Sunday, 17 February 2013

Bee walks for beginners


If one of your aims this year is to enjoy the outdoors more frequently, then Beewalks could be just the sort of prompt you need to get out and about regularly. A Beewalk is an hour-long amble through a pretty glade or other flowery spot. Armed with a crib sheet showing common bee types, you glance around you and note the number of bees you see and whether they are solitary or seen in clusters – on a gorse bush, for instance.

Beewalks are undertaken once a month and it’s best if you aim for a similar time of day each time. That way you get a better idea of whether bee numbers at that location are up or down. You also give yourself the perfect reason to go and spend time at one of your favourite spots. The beauty of the scheme is that you choose your own study location and the emphasis is on it being somewhere you can get to conveniently and regularly. Local parks and riverbanks are a good option.

Beewalks were set up by researchers at the University of Stirling and are a direct response to the sharp fall in honey bees in the UK (as well as many other countries). We need bees to pollinate flowers and fruit. Numbers have seemingly dropped off alarmingly. The BBCT (Bumblebee Conservation Trust) acts as a public census to discover just how widespread the decimation of the bumblebee population may be, and whether all varieties of bumblebee are affected. Ideally, you’ll log details of your Beewalk findings over successive years, so a picture can be built up of how your local bee population is doing. Results are collated on a national map.

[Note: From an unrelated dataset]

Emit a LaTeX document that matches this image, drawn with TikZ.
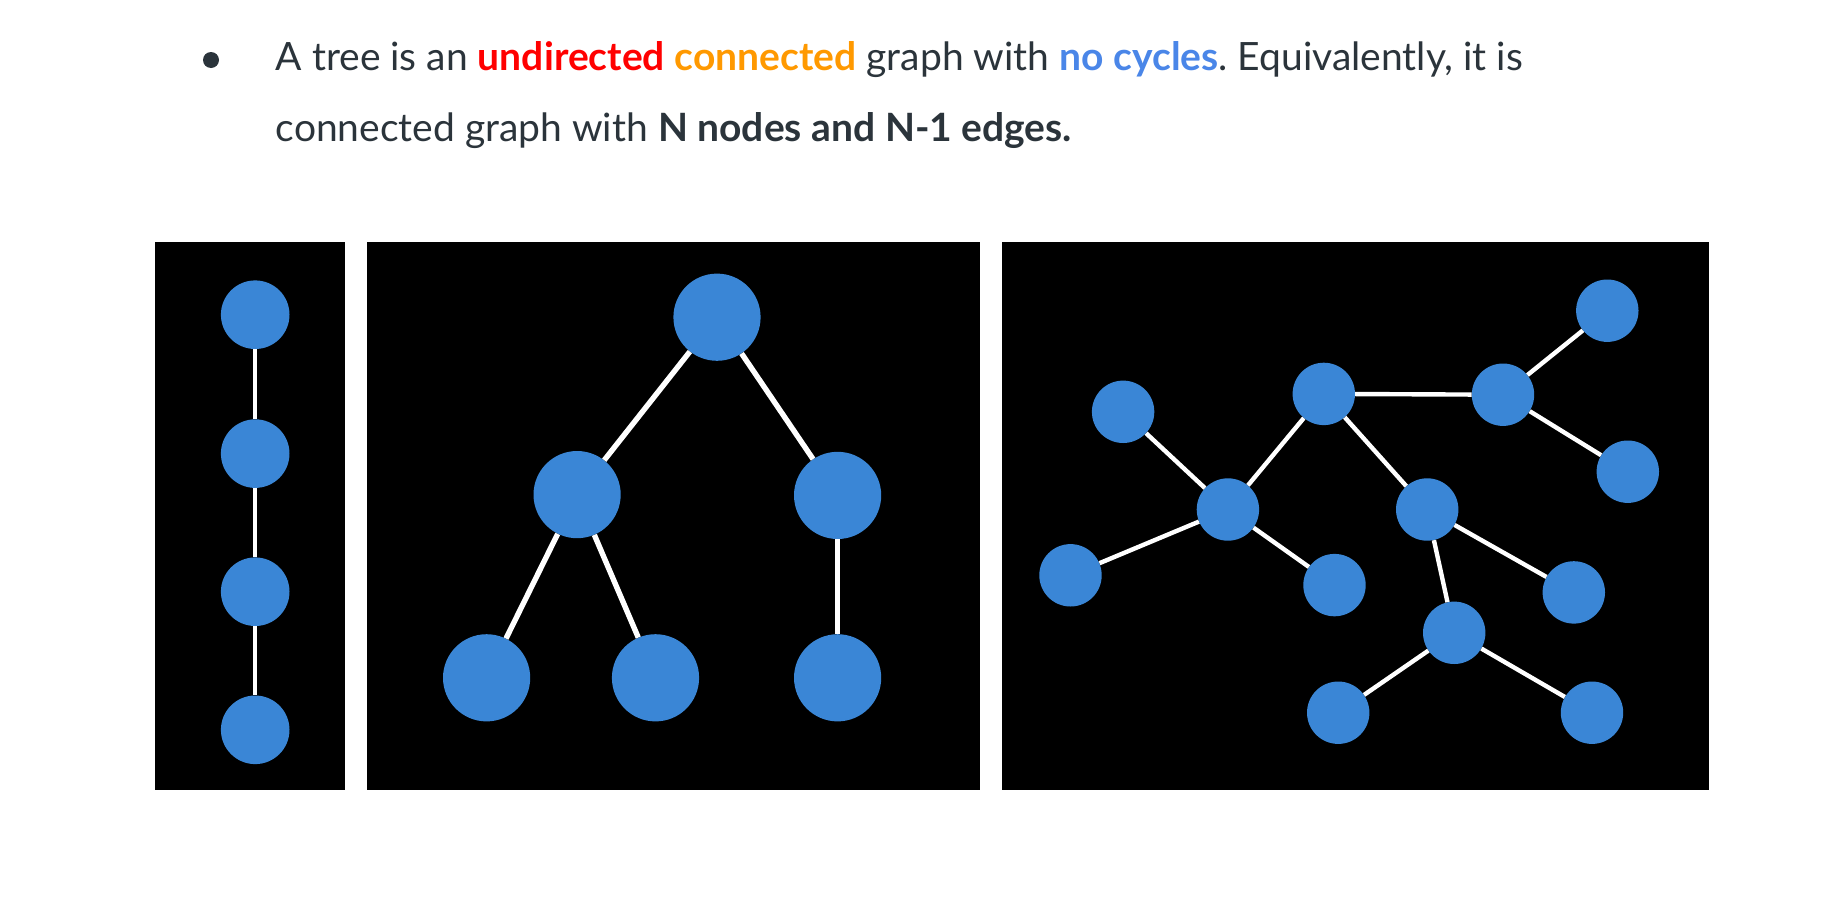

In the three years that the scheme has been running, BBCT volunteers have made some unexpected discoveries. Several types of bee that were prevoiously thought rare have been found in strong numbers. Bees have also been seen outside their traditional March to September active periods. Winter bees are also now being enthusiastically logged, though beewalkers aren’t expected to commit to braving the harsh winter weather to confirm such sightings.

The discovery of a broader than expected range of bumblebees prompted the Beewalk organisers to add another option to the public survey: photography. This less formal bee sighting scheme is an ideal way of letting the Bumblebee Conservation Trust know about your bee sightings. Confirmed sightings of bees via the BeeWatch help the BBCT build up distribution patterns, says Elaine O’Mahony, the organisation’s surveys officer. Of course you also learn to distinguish bee types as you go, and have a great excuse to practice your close-up photography.